Anggota 3 BPK sebut opini WTP untuk kepercayaan kepada kementerian
Eddy yang sempat menjadi anggota III BPK kemudian dipindahtugaskan ke anggota VII BPK, mengaku tidak tahu menahu lebih detil mengenai tindakan yang dilakukan oleh tim di lapangan. Dia juga mengatakan tidak terlibat secara langsung atas temuan-temuan tim di lapangan, termasuk evaluasi dari temuan tersebut.
Jaksa penuntut umum Komisi Pemberantasan Korupsi (KPK) menghadirkan Eddy Soepardi, anggota AKN VII Badan Pemeriksa Keuangan Republik Indonesia (BPK-RI), pada sidang kasus suap pejabat Kemendes Pembangunan Daerah Tertinggal dan Transmigrasi (PDTT) di Pengadilan Negeri Tipikor, Jakarta Pusat.
Dalam kesaksiannya, Eddy menuturkan opini yang diberikan BPK cukup berpengaruh terhadap kementerian. "Ketika KL (Kementerian Lembaga) atau BUMN dapat WTP (Wajar Tanpa Pengecualian) sebelumnya tidak, ada pengaruhnya?" tanya jaksa Ali Fikri, Rabu (27/9).
"Pengaruhnya langsung mungkin trust. Karena WTP cerminan kinerja KL, sudah sepatutnya kalau dia berkinerja bagus saya pikir sudah waktunya mereka dapat WTP," jawab Eddy.
Lebih lanjut, Eddy yang sempat menjadi anggota III BPK kemudian dipindahtugaskan ke anggota VII BPK, mengaku tidak tahu menahu lebih detil mengenai tindakan yang dilakukan oleh tim di lapangan. Dia juga mengatakan tidak terlibat secara langsung atas temuan-temuan tim di lapangan, termasuk evaluasi dari temuan tersebut.
"Dia (tim) temukan bukti, dia evaluasi. Kami sebagai pemberi tugas tidak involve dengan penemuan bukti dengan evaluasi," tukasnya.
Sementara itu, dia juga menegaskan opini yang dikeluarkan BPK sudah sesuai prosedur yang ada, tanpa ada kongkalikong terlebih dahulu.
Eddy menambahkan, opini BPK tidak bisa diganggu gugat sehingga kementerian harus 'mengemis' opini.
"Semua kementerian saya sarankan kesesuaian temuan-temuan lalu diselesaikan tidak perlu merengek-rengek minta WTP," tukasnya.
Terkait kasus ini, KPK menetapkan empat orang tersangka yakni Sugito selaku Irjen Kemendes, pejabat eselon III, Jarot Budi Prabowo, auditor BPK-RI Rochmadi Saptogiri dan Ali Sadli.
Sugito dan Jarot didakwa menyuap Rochmadi dan Ali sebesar Rp 240 juta agar audit keuangan Kemendes PDTT 2015 dan 2016 menghasilkan opini WTP. Dari hasil laporan keuangan Kemendes tahun anggaran 2015 BPK yang diwakili tim PDTT (penemuan dengan tujuan tertentu) terdapat Rp 420 Miliar pengolaannya tidak wajar dan diyakini ketidakwajarannya.
Sedangkan di tahun 2016, kembali ada temuan ketidakwajaran sebesar Rp 550 Miliar terkait honorarium pendamping dana desa.
Sempat terjadi perbedaan pendapat dari internal BPK-RI mengenai hal ini.
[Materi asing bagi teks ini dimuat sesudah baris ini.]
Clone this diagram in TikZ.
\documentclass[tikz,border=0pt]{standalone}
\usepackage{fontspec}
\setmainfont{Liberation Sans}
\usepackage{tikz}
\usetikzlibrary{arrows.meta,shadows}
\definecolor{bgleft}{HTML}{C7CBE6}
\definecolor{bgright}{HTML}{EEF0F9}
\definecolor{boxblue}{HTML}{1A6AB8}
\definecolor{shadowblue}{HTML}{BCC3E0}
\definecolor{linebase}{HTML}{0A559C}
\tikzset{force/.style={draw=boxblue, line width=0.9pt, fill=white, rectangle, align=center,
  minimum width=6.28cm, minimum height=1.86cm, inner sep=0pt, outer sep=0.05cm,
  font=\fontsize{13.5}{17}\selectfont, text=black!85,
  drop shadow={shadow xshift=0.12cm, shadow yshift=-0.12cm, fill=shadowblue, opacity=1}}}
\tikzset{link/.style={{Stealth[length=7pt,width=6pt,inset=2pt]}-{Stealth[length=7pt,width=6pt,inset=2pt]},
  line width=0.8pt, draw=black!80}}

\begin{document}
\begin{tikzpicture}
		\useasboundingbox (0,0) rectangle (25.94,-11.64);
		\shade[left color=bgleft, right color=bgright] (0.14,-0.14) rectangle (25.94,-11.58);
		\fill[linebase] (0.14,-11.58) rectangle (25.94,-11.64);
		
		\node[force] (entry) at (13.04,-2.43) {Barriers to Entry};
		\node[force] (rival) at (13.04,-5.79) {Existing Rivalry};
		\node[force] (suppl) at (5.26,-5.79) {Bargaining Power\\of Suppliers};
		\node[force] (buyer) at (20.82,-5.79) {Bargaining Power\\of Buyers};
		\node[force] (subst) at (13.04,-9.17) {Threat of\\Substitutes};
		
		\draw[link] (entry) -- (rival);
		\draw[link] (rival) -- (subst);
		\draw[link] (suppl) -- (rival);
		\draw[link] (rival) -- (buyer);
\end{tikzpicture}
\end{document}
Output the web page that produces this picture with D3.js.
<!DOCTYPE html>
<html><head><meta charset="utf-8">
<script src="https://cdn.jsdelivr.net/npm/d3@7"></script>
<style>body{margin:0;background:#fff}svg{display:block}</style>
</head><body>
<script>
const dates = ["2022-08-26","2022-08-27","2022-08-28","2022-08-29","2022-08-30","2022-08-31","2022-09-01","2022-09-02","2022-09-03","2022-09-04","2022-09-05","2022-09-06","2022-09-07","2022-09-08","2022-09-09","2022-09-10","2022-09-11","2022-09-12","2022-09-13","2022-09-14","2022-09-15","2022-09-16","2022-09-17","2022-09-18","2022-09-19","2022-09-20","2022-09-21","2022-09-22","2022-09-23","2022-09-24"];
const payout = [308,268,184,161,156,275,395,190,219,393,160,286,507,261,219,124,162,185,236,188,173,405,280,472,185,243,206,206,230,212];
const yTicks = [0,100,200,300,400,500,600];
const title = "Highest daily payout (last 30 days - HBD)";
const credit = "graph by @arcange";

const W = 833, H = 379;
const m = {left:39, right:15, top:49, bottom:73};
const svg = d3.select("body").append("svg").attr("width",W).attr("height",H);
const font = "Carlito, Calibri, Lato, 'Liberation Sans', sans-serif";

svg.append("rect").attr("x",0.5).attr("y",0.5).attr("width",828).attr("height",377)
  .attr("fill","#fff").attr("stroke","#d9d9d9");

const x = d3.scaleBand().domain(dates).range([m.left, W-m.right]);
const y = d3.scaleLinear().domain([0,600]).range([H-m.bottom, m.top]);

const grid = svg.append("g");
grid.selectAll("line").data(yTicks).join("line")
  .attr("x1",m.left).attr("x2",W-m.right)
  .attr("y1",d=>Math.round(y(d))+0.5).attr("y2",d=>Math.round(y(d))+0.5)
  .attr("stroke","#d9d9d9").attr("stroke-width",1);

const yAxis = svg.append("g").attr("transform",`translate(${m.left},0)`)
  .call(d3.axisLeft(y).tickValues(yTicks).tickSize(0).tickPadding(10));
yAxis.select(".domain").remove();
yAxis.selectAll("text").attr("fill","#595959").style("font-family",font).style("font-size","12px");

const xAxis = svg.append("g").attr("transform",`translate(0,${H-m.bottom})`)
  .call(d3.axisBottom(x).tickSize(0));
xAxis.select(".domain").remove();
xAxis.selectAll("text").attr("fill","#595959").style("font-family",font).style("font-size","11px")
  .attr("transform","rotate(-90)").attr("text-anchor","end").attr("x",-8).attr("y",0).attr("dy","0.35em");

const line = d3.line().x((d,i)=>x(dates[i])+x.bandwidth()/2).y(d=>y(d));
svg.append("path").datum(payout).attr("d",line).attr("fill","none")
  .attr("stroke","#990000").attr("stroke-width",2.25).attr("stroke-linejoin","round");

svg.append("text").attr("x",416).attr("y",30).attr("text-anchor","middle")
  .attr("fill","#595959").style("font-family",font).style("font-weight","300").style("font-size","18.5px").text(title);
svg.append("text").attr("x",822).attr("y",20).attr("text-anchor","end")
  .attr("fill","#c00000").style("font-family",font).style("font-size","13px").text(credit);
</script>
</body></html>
Ketua tim PDTT Yudi Ayodhya penggunaan anggaran tersebut sebaiknya dilakukan dengan metode at cost. Sedangkan ketua tim laporan keuangan BPK, Andi Bonanganom mengatakan penggunaan anggaran tersebut lumpsum, dan telah memenuhi lampirannya sebagai pertanggungjawabannya.
Sementara itu, selama proses persidangan dengan terdakwa Sugito dan Jarot, terkuak pula bahwa selain memberi Rp 240 juta, pihaknya melakukan 'patungan' guna uang operasional Rochmadi dan Ali dalam melakukan sampling.